● **GIVEN INFORMATION**
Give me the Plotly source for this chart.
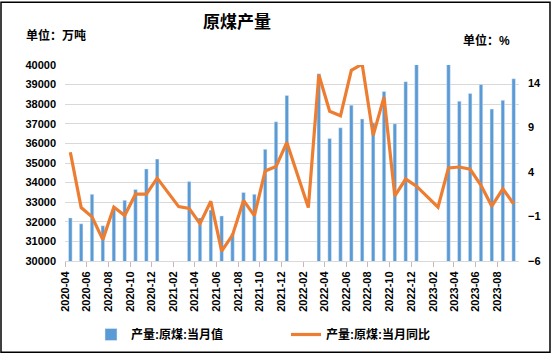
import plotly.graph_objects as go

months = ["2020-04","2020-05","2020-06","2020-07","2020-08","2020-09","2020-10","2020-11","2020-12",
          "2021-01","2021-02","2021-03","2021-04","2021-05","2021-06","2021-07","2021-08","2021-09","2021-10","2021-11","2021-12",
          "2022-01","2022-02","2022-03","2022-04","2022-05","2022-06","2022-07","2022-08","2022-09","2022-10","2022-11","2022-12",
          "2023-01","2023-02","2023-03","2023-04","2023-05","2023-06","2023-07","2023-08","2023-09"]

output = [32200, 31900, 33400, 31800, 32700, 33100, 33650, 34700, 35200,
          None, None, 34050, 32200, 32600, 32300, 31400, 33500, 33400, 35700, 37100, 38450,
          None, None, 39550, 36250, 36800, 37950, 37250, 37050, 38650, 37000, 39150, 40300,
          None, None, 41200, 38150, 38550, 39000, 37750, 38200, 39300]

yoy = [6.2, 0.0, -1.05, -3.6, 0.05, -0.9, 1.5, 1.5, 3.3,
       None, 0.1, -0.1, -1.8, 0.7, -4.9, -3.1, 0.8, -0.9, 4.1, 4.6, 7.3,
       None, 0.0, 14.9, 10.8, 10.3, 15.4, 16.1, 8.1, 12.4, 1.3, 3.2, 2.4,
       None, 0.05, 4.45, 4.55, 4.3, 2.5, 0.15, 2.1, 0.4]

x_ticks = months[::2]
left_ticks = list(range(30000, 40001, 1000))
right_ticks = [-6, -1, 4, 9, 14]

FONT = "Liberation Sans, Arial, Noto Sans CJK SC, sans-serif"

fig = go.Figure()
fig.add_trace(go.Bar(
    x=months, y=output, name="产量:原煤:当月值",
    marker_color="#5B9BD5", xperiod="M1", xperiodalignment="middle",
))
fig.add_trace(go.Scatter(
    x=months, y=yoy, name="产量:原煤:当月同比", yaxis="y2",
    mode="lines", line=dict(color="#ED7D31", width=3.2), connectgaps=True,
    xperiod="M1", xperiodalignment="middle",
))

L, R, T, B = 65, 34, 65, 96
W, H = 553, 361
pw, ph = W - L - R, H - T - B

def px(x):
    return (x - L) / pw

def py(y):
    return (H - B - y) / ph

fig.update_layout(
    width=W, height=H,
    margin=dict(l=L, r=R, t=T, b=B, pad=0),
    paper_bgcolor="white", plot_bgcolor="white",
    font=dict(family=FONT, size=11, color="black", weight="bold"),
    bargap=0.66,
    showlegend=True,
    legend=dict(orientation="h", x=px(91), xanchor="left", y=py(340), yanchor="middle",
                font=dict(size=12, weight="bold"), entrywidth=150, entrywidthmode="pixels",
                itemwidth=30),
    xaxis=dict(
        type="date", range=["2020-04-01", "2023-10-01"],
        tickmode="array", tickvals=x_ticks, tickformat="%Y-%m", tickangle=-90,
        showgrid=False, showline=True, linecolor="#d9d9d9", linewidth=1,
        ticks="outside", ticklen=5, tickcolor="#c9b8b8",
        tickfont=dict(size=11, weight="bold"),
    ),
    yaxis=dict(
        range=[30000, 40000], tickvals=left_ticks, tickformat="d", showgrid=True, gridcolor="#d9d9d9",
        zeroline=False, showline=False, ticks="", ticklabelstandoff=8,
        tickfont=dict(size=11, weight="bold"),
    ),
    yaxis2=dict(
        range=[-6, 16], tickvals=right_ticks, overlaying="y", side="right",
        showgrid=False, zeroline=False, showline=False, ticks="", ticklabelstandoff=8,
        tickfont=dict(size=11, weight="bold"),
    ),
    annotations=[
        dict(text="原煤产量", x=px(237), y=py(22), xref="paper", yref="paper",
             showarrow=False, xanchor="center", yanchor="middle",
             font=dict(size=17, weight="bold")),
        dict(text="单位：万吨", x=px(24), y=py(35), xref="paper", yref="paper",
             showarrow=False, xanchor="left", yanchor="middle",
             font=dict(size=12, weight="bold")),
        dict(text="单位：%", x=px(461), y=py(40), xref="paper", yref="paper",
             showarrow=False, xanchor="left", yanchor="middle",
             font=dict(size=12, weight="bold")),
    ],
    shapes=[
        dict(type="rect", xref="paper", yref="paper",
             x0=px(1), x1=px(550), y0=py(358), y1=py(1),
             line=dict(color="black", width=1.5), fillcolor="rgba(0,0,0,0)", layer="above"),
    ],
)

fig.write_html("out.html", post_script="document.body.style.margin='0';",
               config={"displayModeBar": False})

● **GOAL**
The lines from the top of the data above through the one holding "import plotly.graph_objects as go" are to be repeated exactly, and only those, with no pictures.

● **SOLUTION**
Give me the Plotly source for this chart.
import plotly.graph_objects as go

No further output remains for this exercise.